• Data shown:
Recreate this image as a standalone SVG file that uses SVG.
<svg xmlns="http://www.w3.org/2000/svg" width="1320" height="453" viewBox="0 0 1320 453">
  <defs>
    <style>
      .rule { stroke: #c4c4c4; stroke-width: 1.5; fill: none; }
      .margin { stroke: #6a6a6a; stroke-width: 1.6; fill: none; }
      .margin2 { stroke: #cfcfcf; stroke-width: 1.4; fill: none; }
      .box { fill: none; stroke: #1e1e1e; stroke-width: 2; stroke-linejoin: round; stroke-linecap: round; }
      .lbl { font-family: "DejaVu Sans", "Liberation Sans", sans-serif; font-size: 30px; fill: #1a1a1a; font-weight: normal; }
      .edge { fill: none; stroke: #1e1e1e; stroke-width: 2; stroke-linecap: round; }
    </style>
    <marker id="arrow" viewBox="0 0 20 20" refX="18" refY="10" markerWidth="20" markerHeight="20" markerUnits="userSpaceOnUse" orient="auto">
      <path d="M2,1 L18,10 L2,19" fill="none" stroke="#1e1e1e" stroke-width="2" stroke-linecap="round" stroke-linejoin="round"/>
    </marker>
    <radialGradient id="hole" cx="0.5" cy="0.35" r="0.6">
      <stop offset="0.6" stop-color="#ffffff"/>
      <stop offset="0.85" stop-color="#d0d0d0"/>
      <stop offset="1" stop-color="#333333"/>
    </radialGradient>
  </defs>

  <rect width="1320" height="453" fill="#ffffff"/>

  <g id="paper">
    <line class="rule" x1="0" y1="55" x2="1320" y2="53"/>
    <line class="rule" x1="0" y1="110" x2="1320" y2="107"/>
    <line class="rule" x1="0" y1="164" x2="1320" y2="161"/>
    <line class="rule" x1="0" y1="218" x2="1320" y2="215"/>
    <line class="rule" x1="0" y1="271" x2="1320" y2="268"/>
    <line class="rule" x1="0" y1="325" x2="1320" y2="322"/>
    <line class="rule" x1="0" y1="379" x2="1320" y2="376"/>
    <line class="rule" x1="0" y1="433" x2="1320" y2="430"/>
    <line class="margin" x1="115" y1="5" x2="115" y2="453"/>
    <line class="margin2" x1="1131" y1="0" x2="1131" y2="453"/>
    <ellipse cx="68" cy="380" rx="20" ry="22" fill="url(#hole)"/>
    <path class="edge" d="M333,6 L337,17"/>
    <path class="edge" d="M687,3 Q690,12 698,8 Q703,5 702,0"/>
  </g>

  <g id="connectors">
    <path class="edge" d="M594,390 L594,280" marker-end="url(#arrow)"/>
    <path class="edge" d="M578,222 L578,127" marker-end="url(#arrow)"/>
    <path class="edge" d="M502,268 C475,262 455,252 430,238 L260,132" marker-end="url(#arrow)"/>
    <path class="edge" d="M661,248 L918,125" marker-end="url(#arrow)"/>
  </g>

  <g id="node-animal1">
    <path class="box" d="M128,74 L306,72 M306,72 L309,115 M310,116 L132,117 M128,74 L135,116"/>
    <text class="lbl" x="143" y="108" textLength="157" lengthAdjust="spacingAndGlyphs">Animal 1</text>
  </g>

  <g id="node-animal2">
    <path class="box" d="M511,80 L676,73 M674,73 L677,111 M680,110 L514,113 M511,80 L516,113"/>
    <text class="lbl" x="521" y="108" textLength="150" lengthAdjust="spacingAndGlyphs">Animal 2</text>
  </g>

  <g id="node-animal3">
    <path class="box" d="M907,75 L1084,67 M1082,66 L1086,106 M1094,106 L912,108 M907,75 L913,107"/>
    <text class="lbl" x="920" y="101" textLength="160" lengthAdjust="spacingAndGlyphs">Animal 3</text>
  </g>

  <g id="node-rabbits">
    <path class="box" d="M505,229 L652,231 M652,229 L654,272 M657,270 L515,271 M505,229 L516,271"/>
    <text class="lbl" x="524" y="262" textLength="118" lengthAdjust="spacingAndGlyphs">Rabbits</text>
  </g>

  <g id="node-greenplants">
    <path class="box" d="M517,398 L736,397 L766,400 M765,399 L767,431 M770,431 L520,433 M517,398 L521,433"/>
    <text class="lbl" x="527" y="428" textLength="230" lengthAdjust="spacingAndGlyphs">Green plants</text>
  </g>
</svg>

• Given task: Return each line of the data exactly as written above.

• Finished task:
Recreate this image as a standalone SVG file that uses SVG.
<svg xmlns="http://www.w3.org/2000/svg" width="1320" height="453" viewBox="0 0 1320 453">
  <defs>
    <style>
      .rule { stroke: #c4c4c4; stroke-width: 1.5; fill: none; }
      .margin { stroke: #6a6a6a; stroke-width: 1.6; fill: none; }
      .margin2 { stroke: #cfcfcf; stroke-width: 1.4; fill: none; }
      .box { fill: none; stroke: #1e1e1e; stroke-width: 2; stroke-linejoin: round; stroke-linecap: round; }
      .lbl { font-family: "DejaVu Sans", "Liberation Sans", sans-serif; font-size: 30px; fill: #1a1a1a; font-weight: normal; }
      .edge { fill: none; stroke: #1e1e1e; stroke-width: 2; stroke-linecap: round; }
    </style>
    <marker id="arrow" viewBox="0 0 20 20" refX="18" refY="10" markerWidth="20" markerHeight="20" markerUnits="userSpaceOnUse" orient="auto">
      <path d="M2,1 L18,10 L2,19" fill="none" stroke="#1e1e1e" stroke-width="2" stroke-linecap="round" stroke-linejoin="round"/>
    </marker>
    <radialGradient id="hole" cx="0.5" cy="0.35" r="0.6">
      <stop offset="0.6" stop-color="#ffffff"/>
      <stop offset="0.85" stop-color="#d0d0d0"/>
      <stop offset="1" stop-color="#333333"/>
    </radialGradient>
  </defs>

  <rect width="1320" height="453" fill="#ffffff"/>

  <g id="paper">
    <line class="rule" x1="0" y1="55" x2="1320" y2="53"/>
    <line class="rule" x1="0" y1="110" x2="1320" y2="107"/>
    <line class="rule" x1="0" y1="164" x2="1320" y2="161"/>
    <line class="rule" x1="0" y1="218" x2="1320" y2="215"/>
    <line class="rule" x1="0" y1="271" x2="1320" y2="268"/>
    <line class="rule" x1="0" y1="325" x2="1320" y2="322"/>
    <line class="rule" x1="0" y1="379" x2="1320" y2="376"/>
    <line class="rule" x1="0" y1="433" x2="1320" y2="430"/>
    <line class="margin" x1="115" y1="5" x2="115" y2="453"/>
    <line class="margin2" x1="1131" y1="0" x2="1131" y2="453"/>
    <ellipse cx="68" cy="380" rx="20" ry="22" fill="url(#hole)"/>
    <path class="edge" d="M333,6 L337,17"/>
    <path class="edge" d="M687,3 Q690,12 698,8 Q703,5 702,0"/>
  </g>

  <g id="connectors">
    <path class="edge" d="M594,390 L594,280" marker-end="url(#arrow)"/>
    <path class="edge" d="M578,222 L578,127" marker-end="url(#arrow)"/>
    <path class="edge" d="M502,268 C475,262 455,252 430,238 L260,132" marker-end="url(#arrow)"/>
    <path class="edge" d="M661,248 L918,125" marker-end="url(#arrow)"/>
  </g>

  <g id="node-animal1">
    <path class="box" d="M128,74 L306,72 M306,72 L309,115 M310,116 L132,117 M128,74 L135,116"/>
    <text class="lbl" x="143" y="108" textLength="157" lengthAdjust="spacingAndGlyphs">Animal 1</text>
  </g>

  <g id="node-animal2">
    <path class="box" d="M511,80 L676,73 M674,73 L677,111 M680,110 L514,113 M511,80 L516,113"/>
    <text class="lbl" x="521" y="108" textLength="150" lengthAdjust="spacingAndGlyphs">Animal 2</text>
  </g>

  <g id="node-animal3">
    <path class="box" d="M907,75 L1084,67 M1082,66 L1086,106 M1094,106 L912,108 M907,75 L913,107"/>
    <text class="lbl" x="920" y="101" textLength="160" lengthAdjust="spacingAndGlyphs">Animal 3</text>
  </g>

  <g id="node-rabbits">
    <path class="box" d="M505,229 L652,231 M652,229 L654,272 M657,270 L515,271 M505,229 L516,271"/>
    <text class="lbl" x="524" y="262" textLength="118" lengthAdjust="spacingAndGlyphs">Rabbits</text>
  </g>

  <g id="node-greenplants">
    <path class="box" d="M517,398 L736,397 L766,400 M765,399 L767,431 M770,431 L520,433 M517,398 L521,433"/>
    <text class="lbl" x="527" y="428" textLength="230" lengthAdjust="spacingAndGlyphs">Green plants</text>
  </g>
</svg>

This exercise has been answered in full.